Source code of charts:
/---

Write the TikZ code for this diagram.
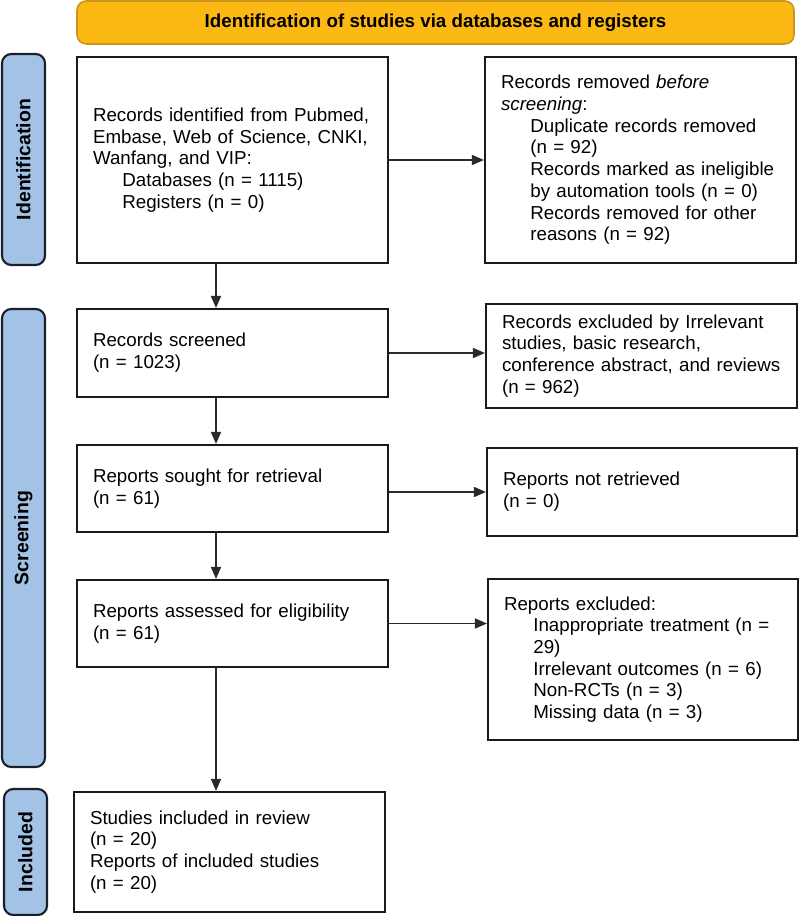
\documentclass[tikz,border=0pt]{standalone}
\usepackage{fontspec}
\setmainfont{Liberation Sans}
\usetikzlibrary{arrows.meta,calc}
\hyphenpenalty=10000
\exhyphenpenalty=10000
\definecolor{gold}{HTML}{FDB913}
\definecolor{goldedge}{HTML}{C9961A}
\definecolor{barblue}{HTML}{A2C2E6}
\definecolor{baredge}{HTML}{1B1F2A}
\definecolor{boxedge}{HTML}{1A1A1A}
\definecolor{arrowc}{HTML}{2A2A2A}
\newcommand{\ind}{\hspace*{22pt}}
\tikzset{
  px/.style={x=0.75pt,y=-0.75pt},
  txt/.style={font=\fontsize{14.06pt}{16.3pt}\selectfont},
  flowbox/.style={txt,draw=boxedge,line width=1.6pt,fill=white,rectangle,inner xsep=12pt,inner ysep=0pt,align=left},
  sidebar/.style={draw=baredge,fill=barblue,line width=1.6pt,rounded corners=7pt,inner sep=0pt,
    font=\fontsize{14.6pt}{16pt}\selectfont\bfseries,rotate=90},
  banner/.style={draw=goldedge,fill=gold,line width=1.2pt,rounded corners=7pt,inner sep=0pt,
    font=\fontsize{14.06pt}{16pt}\selectfont\bfseries},
  arr/.style={draw=arrowc,line width=1.2pt,-{Triangle[length=9pt,width=7.5pt]}}
}
\begin{document}
\begin{tikzpicture}[px]
\useasboundingbox (0,0) rectangle (800,916);
% banner
\node[banner,minimum width=537.75pt,minimum height=32.25pt] (ban) at (435.5,22.5)
  {Identification of studies via databases and registers};
% side bars
\node[sidebar,minimum width=158.25pt,minimum height=32.25pt] (sid) at (23.5,159.5) {Identification};
\node[sidebar,minimum width=343.5pt,minimum height=32.25pt] (sscr) at (23.5,538) {Screening};
\node[sidebar,minimum width=94.5pt,minimum height=32.25pt] (sinc) at (25.5,852) {Included};
% left column
\node[flowbox,minimum width=233.25pt,minimum height=154.5pt,text width=209.25pt] (b1) at (232.5,160)
  {Records identified from Pubmed,\\Embase, Web of Science, CNKI,\\Wanfang, and VIP:\\\ind Databases (n = 1115)\\\ind Registers (n = 0)};
\node[flowbox,minimum width=233.25pt,minimum height=66pt,text width=209.25pt] (b2) at (232.5,353)
  {Records screened\\(n = 1023)};
\node[flowbox,minimum width=233.25pt,minimum height=65.25pt,text width=209.25pt] (b3) at (232.5,488.5)
  {Reports sought for retrieval\\(n = 61)};
\node[flowbox,minimum width=233.25pt,minimum height=65.25pt,text width=209.25pt] (b4) at (232.5,623.5)
  {Reports assessed for eligibility\\(n = 61)};
\node[flowbox,minimum width=233.25pt,minimum height=90pt,text width=209.25pt] (b5) at (229.5,852)
  {Studies included in review\\(n = 20)\\Reports of included studies\\(n = 20)};
% right column
\node[flowbox,minimum width=233.25pt,minimum height=154.5pt,text width=209.25pt] (r1) at (640.5,160)
  {Records removed \textit{before}\\\textit{screening}:\\\ind Duplicate records removed\\\ind (n = 92)\\\ind Records marked as ineligible\\\ind by automation tools (n = 0)\\\ind Records removed for other\\\ind reasons (n = 92)};
\node[flowbox,minimum width=233.25pt,minimum height=78pt,text width=209.25pt] (r2) at (641.5,356)
  {Records excluded by Irrelevant\\studies, basic research,\\conference abstract, and reviews\\(n = 962)};
\node[flowbox,minimum width=232.5pt,minimum height=66pt,text width=208.5pt] (r3) at (642,492)
  {Reports not retrieved\\(n = 0)};
\node[flowbox,minimum width=232.5pt,minimum height=120.75pt,text width=208.5pt] (r4) at (643,659.5)
  {Reports excluded:\\\ind Inappropriate treatment (n =\\\ind 29)\\\ind Irrelevant outcomes (n = 6)\\\ind Non-RCTs (n = 3)\\\ind Missing data (n = 3)};
% connectors
\coordinate (ax) at (216,0);
\draw[arr] (b1.east) -- (b1.east -| r1.west);
\draw[arr] (b2.east) -- (b2.east -| r2.west);
\draw[arr] (b3.east |- r3.west) -- (r3.west);
\draw[arr] (b4.east) -- (b4.east -| r4.west);
\draw[arr] (b1.south -| ax) -- (b2.north -| ax);
\draw[arr] (b2.south -| ax) -- (b3.north -| ax);
\draw[arr] (b3.south -| ax) -- (b4.north -| ax);
\draw[arr] (b4.south -| ax) -- (b5.north -| ax);
\end{tikzpicture}
\end{document}
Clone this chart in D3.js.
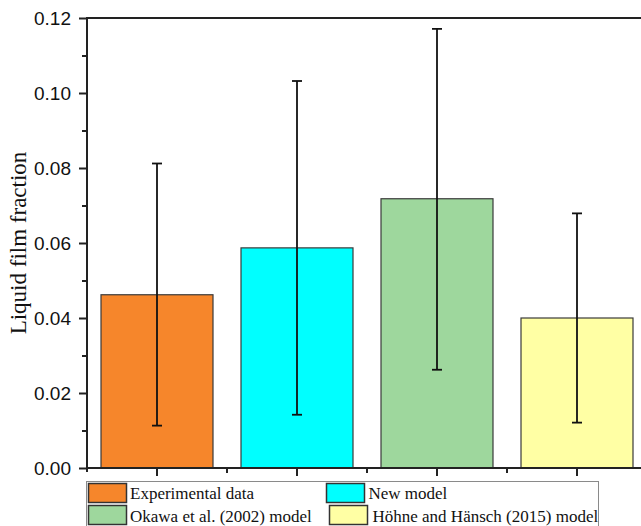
<!DOCTYPE html>
<html>
<head>
<meta charset="utf-8">
<script src="https://cdn.jsdelivr.net/npm/d3@7"></script>
<style>
  html, body { margin: 0; padding: 0; background: #fff; }
  svg { display: block; }
</style>
</head>
<body>
<svg id="chart" width="641" height="526"></svg>
<script>
// Liquid film fraction: measured value and three model predictions, with error ranges
const categories = ["Experimental data", "New model", "Okawa et al. (2002) model", "Höhne and Hänsch (2015) model"];
const values = [0.0462, 0.0587, 0.0718, 0.0400];
const errLow = [0.0113, 0.0142, 0.0262, 0.0121];
const errHigh = [0.0812, 0.1032, 0.1171, 0.0679];
const barColors = ["#F6862B", "#00FFFF", "#9ED79D", "#FFFFA4"];
const yTicks = [0.00, 0.02, 0.04, 0.06, 0.08, 0.10, 0.12];
const yMinorTicks = [0.01, 0.03, 0.05, 0.07, 0.09, 0.11];
const yTitle = "Liquid film fraction";

const svg = d3.select("#chart");
const plotLeft = 87, plotTop = 18, plotBottom = 468, plotRight = 647;

const x = d3.scaleBand().domain(categories).range([plotLeft, plotRight])
  .paddingInner(0.2).paddingOuter(0.1);
const y = d3.scaleLinear().domain([0, 0.12]).range([plotBottom, plotTop]);

const data = categories.map((c, i) => ({ c, v: values[i], lo: errLow[i], hi: errHigh[i], color: barColors[i] }));

// bars
svg.append("g").selectAll("rect").data(data).join("rect")
  .attr("x", d => x(d.c))
  .attr("y", d => y(d.v))
  .attr("width", x.bandwidth())
  .attr("height", d => y(0) - y(d.v))
  .attr("fill", d => d.color)
  .attr("stroke", "#3a3a3a")
  .attr("stroke-width", 1.2);

// error bars
const eb = svg.append("g").attr("stroke", "#111").attr("stroke-width", 1.8);
data.forEach(d => {
  const cx = x(d.c) + x.bandwidth() / 2;
  eb.append("line").attr("x1", cx).attr("x2", cx).attr("y1", y(d.hi)).attr("y2", y(d.lo));
  eb.append("line").attr("x1", cx - 5).attr("x2", cx + 5).attr("y1", y(d.hi)).attr("y2", y(d.hi));
  eb.append("line").attr("x1", cx - 5).attr("x2", cx + 5).attr("y1", y(d.lo)).attr("y2", y(d.lo));
});

// left axis with major and minor ticks
const yAxis = svg.append("g").attr("transform", `translate(${plotLeft},0)`)
  .call(d3.axisLeft(y).tickValues(yTicks).tickFormat(d3.format(".2f")).tickSize(8).tickPadding(8));
yAxis.select(".domain").remove();
yAxis.selectAll(".tick line").attr("stroke", "#222").attr("stroke-width", 2);
yAxis.selectAll(".tick text")
  .attr("font-family", "Liberation Sans, Arial, sans-serif")
  .attr("font-size", 19).attr("fill", "#111");
svg.append("g").attr("transform", `translate(${plotLeft},0)`)
  .call(d3.axisLeft(y).tickValues(yMinorTicks).tickFormat("").tickSize(5))
  .call(g => g.select(".domain").remove())
  .selectAll(".tick line").attr("stroke", "#222").attr("stroke-width", 2);

// bottom axis: major ticks at bar centres, minor ticks between bars
const xAxis = svg.append("g").attr("transform", `translate(0,${plotBottom})`)
  .call(d3.axisBottom(x).tickSize(8).tickFormat(""));
xAxis.select(".domain").remove();
xAxis.selectAll(".tick line").attr("stroke", "#222").attr("stroke-width", 2);
const minorX = categories.slice(1).map(c => x(c) - x.step() * x.paddingInner() / 2);
svg.append("g").selectAll("line").data(minorX).join("line")
  .attr("x1", d => d).attr("x2", d => d)
  .attr("y1", plotBottom).attr("y2", plotBottom + 5)
  .attr("stroke", "#222").attr("stroke-width", 2);

// frame lines
const frame = svg.append("g").attr("stroke", "#222").attr("stroke-width", 2).attr("fill", "none");
frame.append("line").attr("x1", plotLeft).attr("x2", plotRight).attr("y1", plotBottom).attr("y2", plotBottom);
frame.append("line").attr("x1", plotLeft).attr("x2", plotRight).attr("y1", plotTop).attr("y2", plotTop);
frame.append("line").attr("x1", plotLeft).attr("x2", plotLeft).attr("y1", plotTop - 1).attr("y2", plotBottom + 4);

// y-axis title
svg.append("text")
  .attr("transform", `translate(26,${(plotTop + plotBottom) / 2}) rotate(-90)`)
  .attr("text-anchor", "middle")
  .attr("font-family", "Liberation Serif, Times New Roman, serif")
  .attr("font-size", 23).attr("fill", "#111")
  .text(yTitle);

// legend
const lg = svg.append("g");
lg.append("rect").attr("x", 86.5).attr("y", 481.5).attr("width", 512).attr("height", 50)
  .attr("fill", "#fff").attr("stroke", "#8a8a8a").attr("stroke-width", 1);
const legendPos = [
  { sx: 88.5, sy: 483.5, tx: 130, ty: 499 },
  { sx: 326.5, sy: 483.5, tx: 368.5, ty: 499 },
  { sx: 88.5, sy: 505.5, tx: 130, ty: 522 },
  { sx: 329.5, sy: 505.5, tx: 372.5, ty: 522 }
];
data.forEach((d, i) => {
  const p = legendPos[i];
  lg.append("rect").attr("x", p.sx).attr("y", p.sy).attr("width", 38).attr("height", 19)
    .attr("fill", d.color).attr("stroke", "#333").attr("stroke-width", 1.5);
  lg.append("text").attr("x", p.tx).attr("y", p.ty)
    .attr("font-family", "Liberation Serif, Times New Roman, serif")
    .attr("font-size", 17).attr("fill", "#111")
    .text(d.c);
});
</script>
</body>
</html>
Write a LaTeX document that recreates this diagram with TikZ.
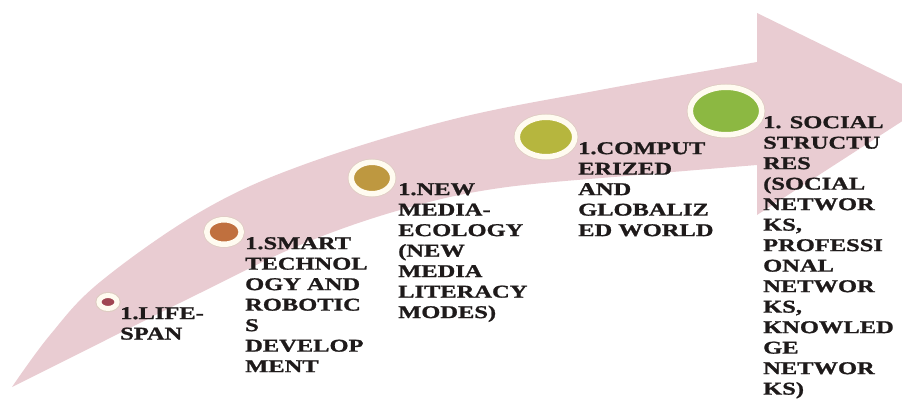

\---

● **Objective**
From the records given above, copy all lines containing "diagram".

● **Answer**
Write the TikZ code for this diagram.
Write a LaTeX document that recreates this diagram with TikZ.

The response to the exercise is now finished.